Référence : Michel Onfray, Le miroir aux alouettes, Principes d’athéisme social, éditions Plon, mars 2016

  Onfray en septembre 2015
Michel Onfray, son itinéraire politique, de l’anarchisme à… de Gaulle.

« Penser l’islam en voltairien... la gauche libertaire qui est la mienne et la possibilité ici et maintenant d’une anarchie positive. »

« Autobiographie politique », annonce t-il à propos de son ouvrage. Il a en effet choisi ce moyen pour exposer ses côtés nietzschéens, proudhoniens et même gaulliens, pour mieux aider à la défense de la « cause du peuple » et montrer du doigt ceux qui l’ont trahie et fait croire au "miroir aux alouettes".

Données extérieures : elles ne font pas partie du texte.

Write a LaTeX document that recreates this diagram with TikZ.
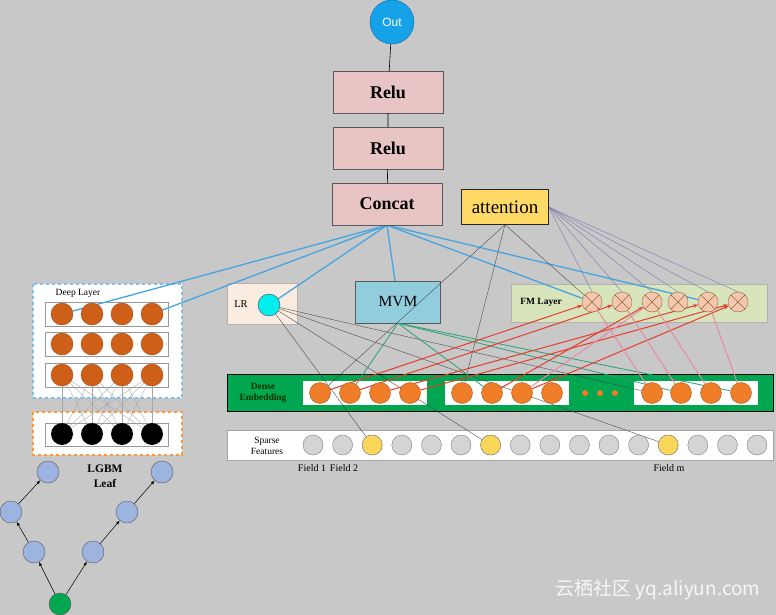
\documentclass[tikz,border=0pt]{standalone}
\usepackage{fontspec}
\setmainfont{Liberation Serif}
\newfontfamily\cjkfont{Noto Sans CJK SC}
\newfontfamily\outfont{Liberation Sans}
\usetikzlibrary{arrows.meta}

\definecolor{bgray}{RGB}{200,200,200}
\definecolor{outblue}{RGB}{22,162,232}
\definecolor{relupink}{RGB}{233,196,196}
\definecolor{attyellow}{RGB}{255,217,102}
\definecolor{lrpeach}{RGB}{250,236,224}
\definecolor{lrcyan}{RGB}{0,238,238}
\definecolor{mvmblue}{RGB}{146,205,222}
\definecolor{fmgreen}{RGB}{216,228,188}
\definecolor{fmpeach}{RGB}{244,200,176}
\definecolor{densegreen}{RGB}{0,166,80}
\definecolor{embo}{RGB}{240,125,40}
\definecolor{deepo}{RGB}{205,95,25}
\definecolor{sgray}{RGB}{212,212,212}
\definecolor{syellow}{RGB}{250,215,90}
\definecolor{treeblue}{RGB}{157,180,224}
\definecolor{wireblue}{RGB}{70,165,225}
\definecolor{wirered}{RGB}{232,60,40}
\definecolor{wirepink}{RGB}{230,140,160}
\definecolor{wiregreen}{RGB}{40,160,120}
\definecolor{wirepurple}{RGB}{120,110,170}

\pgfdeclarelayer{bg}
\pgfdeclarelayer{wires}
\pgfsetlayers{bg,wires,main}

\tikzset{
  layerbox/.style={draw=gray!70!black, fill=relupink, minimum width=110pt,
    minimum height=42pt, font=\fontsize{18}{20}\selectfont\bfseries},
  deepc/.style={circle, draw=deepo!80!black, fill=deepo, minimum size=22pt, inner sep=0pt},
  leafc/.style={circle, fill=black, minimum size=22pt, inner sep=0pt},
  embc/.style={circle, draw=embo!70!black, fill=embo, minimum size=21pt, inner sep=0pt},
  sparsec/.style={circle, draw=gray, fill=sgray, minimum size=20pt, inner sep=0pt},
  fmc/.style={circle, draw=brown!80!black, fill=fmpeach, minimum size=20pt, inner sep=0pt,
    path picture={\draw[brown!80!black]
      ([shift={(-7pt,-7pt)}]path picture bounding box.center) -- ([shift={(7pt,7pt)}]path picture bounding box.center)
      ([shift={(-7pt,7pt)}]path picture bounding box.center) -- ([shift={(7pt,-7pt)}]path picture bounding box.center);}},
  treec/.style={circle, draw=gray!70!black, fill=treeblue, minimum size=22pt, inner sep=0pt},
  rowbox/.style={draw=gray!80, fill=white},
  thinw/.style={draw=gray!50!black, line width=0.35pt},
  crossw/.style={draw=gray!70, line width=0.35pt},
  bluew/.style={draw=wireblue, line width=1.3pt},
  redw/.style={draw=wirered, line width=1pt, -{Stealth[length=5pt]}},
  pinkw/.style={draw=wirepink, line width=1pt},
  greenw/.style={draw=wiregreen, line width=0.8pt},
  fanw/.style={draw=wirepurple, line width=0.35pt},
  treew/.style={draw=black, line width=0.5pt, -{Latex[length=4pt]}},
  smalltext/.style={font=\fontsize{9.5}{11}\selectfont}
}

\begin{document}
\begin{tikzpicture}[x=1pt,y=-1pt]
\useasboundingbox (0,0) rectangle (776,615);

\begin{pgfonlayer}{bg}
  \fill[bgray] (0,0) rectangle (776,615);
  % deep layer and lgbm boxes
  \draw[draw=wireblue!70, fill=white, line width=1.2pt, dashed] (33,284) rectangle (182,398);
  \foreach \y in {314,344,375}
    \draw[rowbox] (45,\y-12) rectangle (168,\y+12);
  \draw[draw=orange!80, fill=white, line width=1.2pt, dashed] (33,412) rectangle (182,455);
  \draw[rowbox] (45,423) rectangle (168,446);
  % lr, fm, dense, sparse
  \draw[draw=gray!60, fill=lrpeach] (227,283) rectangle (297,324);
  \node[draw=gray!70!black, fill=mvmblue, minimum width=85pt, minimum height=42pt,
    font=\fontsize{15.5}{17}\selectfont] (mvm) at (398,302) {MVM};
  \draw[draw=gray!60, fill=fmgreen] (511,284) rectangle (767,322);
  \draw[draw=black, fill=densegreen] (227,374) rectangle (773,411);
  \draw[fill=white, draw=none] (303,381) rectangle (427,405);
  \draw[fill=white, draw=none] (445,381) rectangle (569,405);
  \draw[fill=white, draw=none] (634,381) rectangle (758,405);
  \draw[draw=gray!70, fill=white] (227,430) rectangle (773,460);
\end{pgfonlayer}

% top column
\node[circle, draw=outblue!70!black, fill=outblue, minimum size=44pt, inner sep=0pt,
  text=white, font=\outfont\fontsize{12}{14}\selectfont] (out) at (392,22) {Out};
\node[layerbox] (relu1) at (388,92) {Relu};
\node[layerbox] (relu2) at (388,148) {Relu};
\node[layerbox] (concat) at (387,204) {Concat};
\node[draw=gray!30!black, fill=attyellow, minimum width=87pt, minimum height=35pt,
  font=\fontsize{19}{21}\selectfont] (attn) at (505,207) {attention};
\draw[line width=0.6pt] (out) -- (relu1) -- (relu2) -- (concat);

% deep part
\node[smalltext] (deeplbl) at (78,293) {Deep Layer};
\foreach \y [count=\i] in {314,344,375}
  \foreach \x [count=\j] in {62,92,122,152}
    \node[deepc] (d\i\j) at (\x,\y) {};
\foreach \x [count=\j] in {62,92,122,152}
  \node[leafc] (lf\j) at (\x,434) {};
\begin{pgfonlayer}{wires}
  \foreach \a in {1,...,4}
    \foreach \b in {1,...,4}
      \draw[crossw] (d3\a) -- (lf\b);
\end{pgfonlayer}
\node[align=center, font=\fontsize{11.5}{15}\selectfont\bfseries] (leaflbl) at (105,476) {LGBM\\Leaf};

% tree
\node[circle, draw=gray!70!black, fill=densegreen, minimum size=22pt, inner sep=0pt] (root) at (60,604) {};
\node[treec] (l1) at (34,552) {};
\node[treec] (l2) at (11,512) {};
\node[treec] (l3) at (48,472) {};
\node[treec] (r1) at (93,552) {};
\node[treec] (r2) at (127,512) {};
\node[treec] (r3) at (162,472) {};
\draw[treew] (root) -- (l1);
\draw[treew] (l1) -- (l2);
\draw[treew] (l2) -- (l3);
\draw[treew] (root) -- (r1);
\draw[treew] (r1) -- (r2);
\draw[treew] (r2) -- (r3);

% lr and fm
\node[font=\fontsize{10.5}{12}\selectfont] (lrlbl) at (241,304) {LR};
\node[circle, draw=gray!60!black, fill=lrcyan, minimum size=22pt, inner sep=0pt] (lr) at (269,305) {};
\node[font=\fontsize{9.5}{11}\selectfont\bfseries] (fmlbl) at (541,302) {FM Layer};
\foreach \x [count=\i] in {592,622,652,678,708,738}
  \node[fmc] (fm\i) at (\x,302) {};

% dense embedding
\node[align=center, text=green!20!black, font=\fontsize{9.5}{11}\selectfont\bfseries] (denselbl) at (263,393) {Dense\\Embedding};
\foreach \x [count=\i] in {320,350,380,410,462,492,522,552,652,681,711,741}
  \node[embc] (e\i) at (\x,393) {};
\foreach \x in {585,600,615}
  \fill[embo] (\x,393) circle (3pt);

% sparse features
\node[align=center, smalltext] (sparselbl) at (267,446) {Sparse\\Features};
\foreach \i in {1,...,16}
  \node[sparsec] (s\i) at ({313+29.6*(\i-1)},445) {};
\foreach \i in {3,7,13}
  \node[sparsec, fill=syellow] (s\i) at ({313+29.6*(\i-1)},445) {};
\node[font=\fontsize{10}{12}\selectfont] at (312,468) {Field 1};
\node[font=\fontsize{10}{12}\selectfont] at (344,468) {Field 2};
\node[font=\fontsize{10}{12}\selectfont] at (669,468) {Field m};

\begin{pgfonlayer}{wires}
  % concat inputs
  \foreach \t in {d11,d14,lr,mvm,fm1,fm5}
    \draw[bluew] (concat.south) -- (\t);
  % attention
  \draw[thinw] (attn.south) -- (e1);
  \draw[thinw] (attn.south) -- (e5);
  \draw[thinw] (attn.south) -- (fm1);
  \foreach \i in {1,...,6}
    \draw[fanw] (attn.east) -- (fm\i.north);
  % lr
  \foreach \t in {s3,s7,s13,e9}
    \draw[thinw] (lr) -- (\t);
  % mvm
  \foreach \t in {e2,e6,e10,e12}
    \draw[greenw] (mvm.south) -- (\t);
  % fm pairs
  \draw[redw] (e1) -- (fm1);
  \draw[redw] (e2) -- (fm2);
  \draw[redw] (e3) -- (fm5);
  \draw[redw] (e4) -- (fm6);
  \draw[redw] (e6) -- (fm3);
  \draw[redw] (e7) -- (fm6);
  \draw[pinkw] (fm1) -- (e9);
  \draw[pinkw] (fm2) -- (e10);
  \draw[pinkw] (fm3) -- (e11);
  \draw[pinkw] (fm5) -- (e12);
  \draw[pinkw] (fm3) -- (e7);
\end{pgfonlayer}

% watermark
\node[anchor=east, text=white, opacity=0.85, font=\cjkfont\fontsize{19}{21}\selectfont] (mark) at (764,590) {云栖社区 yq.aliyun.com};
\end{tikzpicture}
\end{document}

Après avoir refusé de publier en France "Penser l'islam" son essai sur l’Islam est sorti au début du mois en Italie, car sur ce sujet, selon lui « aucun débat serein n'est plus possible. » Dans une interview à BFMtv, il juge essentiel de travailler à un islam compatible avec la république et « qu'il faut faire avec huit millions de musulmans en France... »
Comme il le rappelle lui-même, les critiques à son égard ont fusé de toutes parts : « Après avoir été présenté comme islamophobe par la presse de gauche…après avoir été copieusement embrené par les mêmes comme faisant le jeu du Front national…je me suis retrouvé présenté comme un complice de l’Etat islamique ».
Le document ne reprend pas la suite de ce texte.